Records with drawing code
-=-=-=-=-

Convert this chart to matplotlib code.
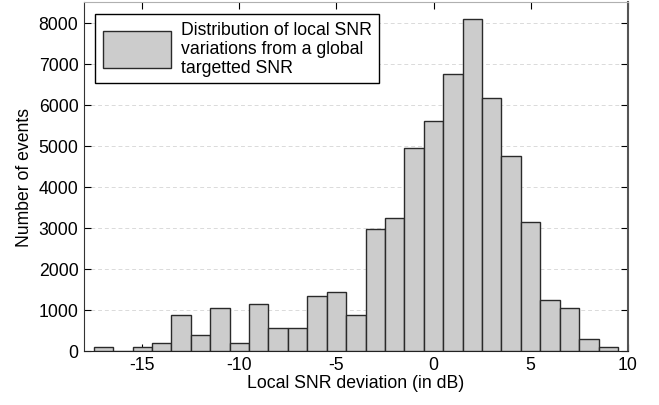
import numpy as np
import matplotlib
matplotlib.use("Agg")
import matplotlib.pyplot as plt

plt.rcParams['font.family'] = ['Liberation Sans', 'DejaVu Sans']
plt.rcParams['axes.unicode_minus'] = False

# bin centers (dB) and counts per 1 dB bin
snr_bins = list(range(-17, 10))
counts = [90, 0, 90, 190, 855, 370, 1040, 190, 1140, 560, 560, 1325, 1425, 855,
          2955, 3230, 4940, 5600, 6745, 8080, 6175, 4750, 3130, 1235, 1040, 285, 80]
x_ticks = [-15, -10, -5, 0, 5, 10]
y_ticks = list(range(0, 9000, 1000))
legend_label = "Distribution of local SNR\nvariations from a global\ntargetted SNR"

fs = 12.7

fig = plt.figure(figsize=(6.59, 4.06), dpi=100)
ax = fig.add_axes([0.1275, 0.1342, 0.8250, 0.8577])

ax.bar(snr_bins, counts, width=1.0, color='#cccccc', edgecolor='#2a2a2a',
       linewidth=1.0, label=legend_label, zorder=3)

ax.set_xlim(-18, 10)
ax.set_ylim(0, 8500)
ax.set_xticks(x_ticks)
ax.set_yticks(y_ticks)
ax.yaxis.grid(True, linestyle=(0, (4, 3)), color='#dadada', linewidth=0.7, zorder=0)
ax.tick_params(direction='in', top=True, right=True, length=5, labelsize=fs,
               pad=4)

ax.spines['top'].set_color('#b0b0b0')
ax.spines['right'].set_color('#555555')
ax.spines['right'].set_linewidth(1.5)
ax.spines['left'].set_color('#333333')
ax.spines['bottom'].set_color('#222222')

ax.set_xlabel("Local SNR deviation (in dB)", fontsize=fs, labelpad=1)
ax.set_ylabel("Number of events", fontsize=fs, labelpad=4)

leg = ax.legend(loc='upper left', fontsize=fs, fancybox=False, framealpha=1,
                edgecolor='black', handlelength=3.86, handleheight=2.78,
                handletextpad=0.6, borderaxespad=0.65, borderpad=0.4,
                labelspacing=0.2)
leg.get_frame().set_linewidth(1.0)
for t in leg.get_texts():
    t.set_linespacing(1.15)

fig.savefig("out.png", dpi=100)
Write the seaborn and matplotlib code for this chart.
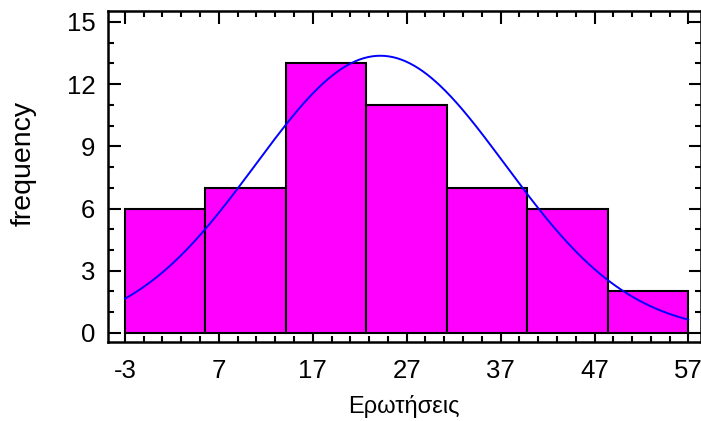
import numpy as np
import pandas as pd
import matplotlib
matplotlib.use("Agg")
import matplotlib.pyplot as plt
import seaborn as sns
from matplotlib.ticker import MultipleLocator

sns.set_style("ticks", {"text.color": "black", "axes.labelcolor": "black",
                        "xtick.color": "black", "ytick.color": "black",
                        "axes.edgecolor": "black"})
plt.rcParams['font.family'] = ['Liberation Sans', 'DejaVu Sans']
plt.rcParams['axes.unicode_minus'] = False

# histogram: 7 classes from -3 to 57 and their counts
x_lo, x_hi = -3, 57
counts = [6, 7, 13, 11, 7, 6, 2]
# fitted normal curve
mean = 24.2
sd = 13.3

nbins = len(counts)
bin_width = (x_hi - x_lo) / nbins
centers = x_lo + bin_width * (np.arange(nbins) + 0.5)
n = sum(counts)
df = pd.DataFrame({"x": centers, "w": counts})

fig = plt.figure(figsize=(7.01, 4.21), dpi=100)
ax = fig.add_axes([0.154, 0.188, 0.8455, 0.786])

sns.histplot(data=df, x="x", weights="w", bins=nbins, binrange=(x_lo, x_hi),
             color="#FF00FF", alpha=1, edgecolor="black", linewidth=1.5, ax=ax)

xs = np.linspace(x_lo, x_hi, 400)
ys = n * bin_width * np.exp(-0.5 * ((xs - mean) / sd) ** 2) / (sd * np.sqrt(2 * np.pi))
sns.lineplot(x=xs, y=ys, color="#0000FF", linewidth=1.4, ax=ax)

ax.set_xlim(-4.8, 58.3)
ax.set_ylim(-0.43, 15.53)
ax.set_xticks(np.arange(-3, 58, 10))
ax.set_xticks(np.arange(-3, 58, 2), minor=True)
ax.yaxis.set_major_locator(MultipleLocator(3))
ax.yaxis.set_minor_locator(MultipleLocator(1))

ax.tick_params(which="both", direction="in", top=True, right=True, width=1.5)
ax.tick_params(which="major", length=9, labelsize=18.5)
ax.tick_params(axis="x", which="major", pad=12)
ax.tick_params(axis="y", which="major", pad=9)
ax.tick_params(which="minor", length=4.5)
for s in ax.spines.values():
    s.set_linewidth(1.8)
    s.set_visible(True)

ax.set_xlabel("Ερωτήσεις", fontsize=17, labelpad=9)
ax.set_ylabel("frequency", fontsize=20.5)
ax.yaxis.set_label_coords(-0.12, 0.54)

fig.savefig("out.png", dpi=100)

-=-=-=-=-

TO DO: Set down again, exactly, the lines of the material above from its first line to the one with "linewidth=1.0, label=legend_label, zorder=3)", inclusive. Leave the pictures out.

OUTPUT FOR THIS EXERCISE:
Convert this chart to matplotlib code.
import numpy as np
import matplotlib
matplotlib.use("Agg")
import matplotlib.pyplot as plt

plt.rcParams['font.family'] = ['Liberation Sans', 'DejaVu Sans']
plt.rcParams['axes.unicode_minus'] = False

# bin centers (dB) and counts per 1 dB bin
snr_bins = list(range(-17, 10))
counts = [90, 0, 90, 190, 855, 370, 1040, 190, 1140, 560, 560, 1325, 1425, 855,
          2955, 3230, 4940, 5600, 6745, 8080, 6175, 4750, 3130, 1235, 1040, 285, 80]
x_ticks = [-15, -10, -5, 0, 5, 10]
y_ticks = list(range(0, 9000, 1000))
legend_label = "Distribution of local SNR\nvariations from a global\ntargetted SNR"

fs = 12.7

fig = plt.figure(figsize=(6.59, 4.06), dpi=100)
ax = fig.add_axes([0.1275, 0.1342, 0.8250, 0.8577])

ax.bar(snr_bins, counts, width=1.0, color='#cccccc', edgecolor='#2a2a2a',
       linewidth=1.0, label=legend_label, zorder=3)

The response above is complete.